Тем не менее преобладающая динамика, которой в конечном итоге и обуславливается имущественная концентрация, автоматически проистекает из неравенства, выраженного формулой r > g. Вне зависимости от того, унаследовали свое состояние пятидесяти- и шестидесятилетние или заработали его сами, выше определенного предела капитал обнаруживает тенденцию к самовоспроизводству и к безграничному накоплению. Логика r > g подразумевает, что предприниматель всегда склонен превращаться в рантье: либо несколько позже (эта проблема становится ключевой по мере того, как растет продолжительность жизни: если хорошие идеи приходят человеку в 30 или 40 лет, это не означает, что они будут ему приходить и в 70, и в 80 лет, однако зачастую имущество продолжает расти само по себе), либо в течение следующего поколения. Каким бы предпринимательским динамизмом и изобретательностью в области промышленности ни обладала французская экономическая элита XIX века и Прекрасной эпохи, ключевой факт заключается в том, что их усилия и действия привели лишь к укреплению и увековечиванию общества рантье: в значительной степени это произошло без их ведома и стало следствием логики r > g.
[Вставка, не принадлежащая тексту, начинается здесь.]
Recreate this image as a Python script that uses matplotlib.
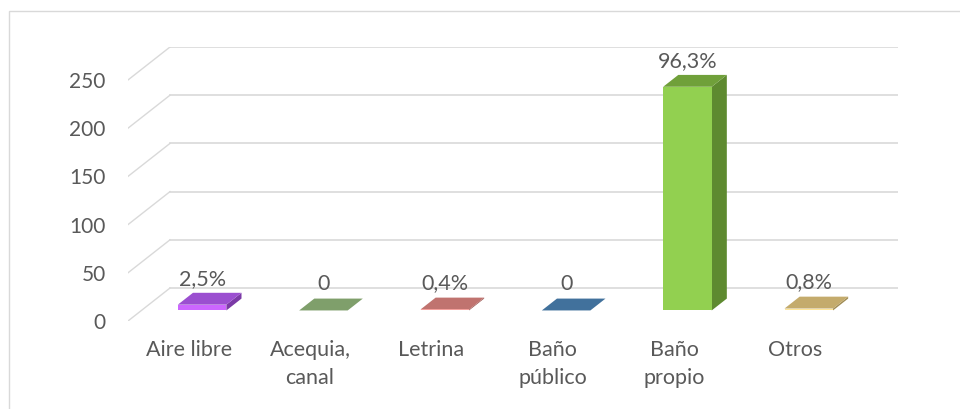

Омоложение состояний в результате войн. Этот самоподдерживающийся механизм рухнул вследствие жестоких потрясений, выпавших на долю капиталов, доходов с них и их владельцев в течение 1914–1945 годов. Войны привели к сильному омоложению состояний. Это отчетливо видно на графике 11.5: в 1940-1950-е годы в первый — и, на сегодняшний день, единственный — раз средний размер имущества на момент смерти оказался ниже имущества живых. Это обнаруживается еще яснее, когда мы подробно исследуем возрастные группы (см. таблицу 11.1). В 1912 году, накануне Первой мировой войны, восьмидесятилетние были в два с половиной раза богаче пятидесятилетних. В 1931 году они были богаче всего на 40 %. А в 1947 году состоятельнее были пятидесятилетние: в обществе, где имущество в целом действительно сократилось до очень низкого уровня, пятидесятилетние стали богаче восьмидесятилетних на 50 %. Еще оскорбительнее для последних было то, что в 1947 году они уступали по объему имущества даже сорокалетним: это была эпоха, когда все прежние истины были поставлены под сомнение. После окончания Второй мировой войны возрастные группы по имуществу расположились по U-образной кривой (сначала растущей, затем убывающей по мере увеличения возраста, причем в верхней точке оказалась группа в возрасте от 50 до 59 лет; эта кривая была очень похожа на «треугольник Модильяни», с той существенной разницей, что она не опускалась до нуля в самых старших возрастных группах), тогда как в XIX веке и накануне Первой мировой войны кривая непрерывно возрастала.





Впечатляющее омоложение состояний объясняется просто. Как мы видели во второй части книги, многочисленные потрясения 1914–1945 годов — инфляция, разрушения, банкротства, экспроприации и т. д. — затронули все состояния, в результате чего соотношение между капиталом и доходом сильно уменьшилось. Можно было бы подумать, что эти потрясения затронули все состояния в равной степени, а значит, распределение имущества по возрастным группам осталось неизменным. Однако разница состояла в том, что молодым поколениям, которым было особо нечего терять, было проще оправиться от этих потрясений, чем пожилым. У того, кому в 1940 году было 60 лет и кто потерял все свое имущество во время бомбежки, или из-за банкротства, или же в результате экспроприации, было мало шансов восстановить утраченное: скорее всего он умер в 1950-1960-е годы, в возрасте 70 или 80 лет, не имея практически ничего, что можно было бы передать. Напротив, человек, которому в 1940 году было 30 лет и который потерял всю свою собственность, чья стоимость наверняка была невелика, после войны располагал достаточным временем для накопления имущества, и к 1950-1960-м годам он вполне мог быть богаче в свои 40 лет, чем наш семидесятилетний старик. Война вернула в нулевое — или почти нулевое — положение счетчики имущественного накопления и автоматически привела к сильному омоложению состояний. В этом смысле в XX веке именно войны уничтожили прошлое и создали иллюзию структурного преодоления капитализма.

Это ключевое объяснение причин, по которым в послевоенные десятилетия оборот наследства опустился до чрезвычайно низкого уровня. Тем, кто должен был получить наследство в 1950-1960-е годы, доставалось не так много, потому что у их родителей не было достаточно времени, чтобы оправиться от потрясений предшествующих десятилетий, и они умирали, оставляя совсем немного имущества.

Это позволяет понять прежде всего то, почему обвал оборота наследства оказался еще более масштабным, чем обвал стоимости имущества, превзойдя его в два раза. Как мы видели во второй части книги, общий объем частного имущества уменьшился более чем в три раза в период с 1910-х по 1950-е годы: объем частного капитала сократился с семи лет национального дохода до всего двух-двух с половиной лет (см. третью главу, график 3.6). Что же касается ежегодного оборота наследства, то он сократился в шесть раз — с 25 % национального дохода накануне Первой мировой войны до всего 4–5 % национального дохода в 1950-е годы (см. график 11.1).